Much of the vacancy can be attributed to the recent space cutback by Follett Higher Education Group, a major tenant whose lease reduction earlier this year to 45,000 square feet from 128,000 previously triggered a “specified tenant” default, according to loan and legal documents. 

CWCapital began warning of such “trigger periods” last year, later layering on payment defaults and protective advance reimbursements as the property’s income slipped, the lawsuit shows.

The foreclosure filing puts added pressure on Group RMC, which over the past decade amassed a large portfolio of suburban office properties across the U.S. and specifically the Midwest.

Although the company has struggled to make good on loan agreements in the face of declining commercial property values, it has negotiated its way out of multiple financial disputes over its buildings, according to a person familiar with its business dealings. 

Since the pandemic rattled the office market, the firm has put about $70 million into paying off lenders for its properties, using the money to strike extensions of maturity dates, discounted payoffs and other lifelines in a bid to work out its debts, the person said.

At least two other Group RMC loans for suburban Chicago assets had landed on lender watchlists as of earlier this year, signaling mounting stress across its portfolio. 

The firm’s Executive Towers West complex in Downers Grove — three buildings totaling 681,000 square feet, also purchased in 2018 from Blackstone — was flagged after occupancy fell below 80 percent, despite posting a relatively healthy debt-service coverage ratio of about 1.3 last year.

Another $40 million loan to Group RMC tied to three properties, including the 427,000-square-foot Oak Creek Center in Lombard, the 118,000-square-foot Oakmont Lane in Westmont and a third in Indianapolis, was also watchlisted after debt coverage slipped just below break-even. 

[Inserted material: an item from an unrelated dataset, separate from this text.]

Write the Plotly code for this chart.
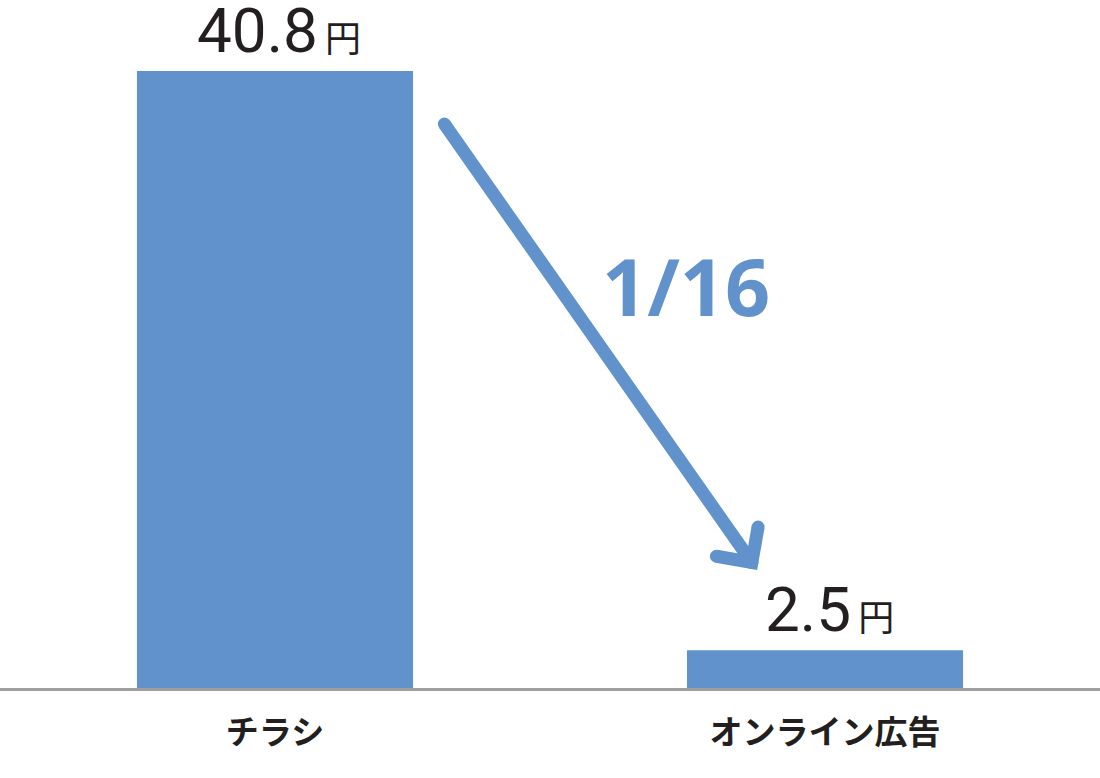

The properties are current on payments, suggesting Group RMC is injecting additional cash to cover shortfalls, much as it has tried at Westbrook Corporate Center.

Group RMC’s troubles are emblematic of a wider reckoning across suburban Chicago, where office values have plunged and special servicers are increasingly turning to the courts. 

Loan data shows CMBS delinquency rates for suburban office loans climbing to post-pandemic highs this year, with workouts giving way to foreclosures as reserves run dry.

If CWCapital proceeds, the lawsuit — scheduled for its first hearing in April — could become one of the largest suburban office foreclosures ever in Cook County, underscoring the market’s harsh new reality: even borrowers willing to put in fresh equity are finding that lenders, too, are out of patience.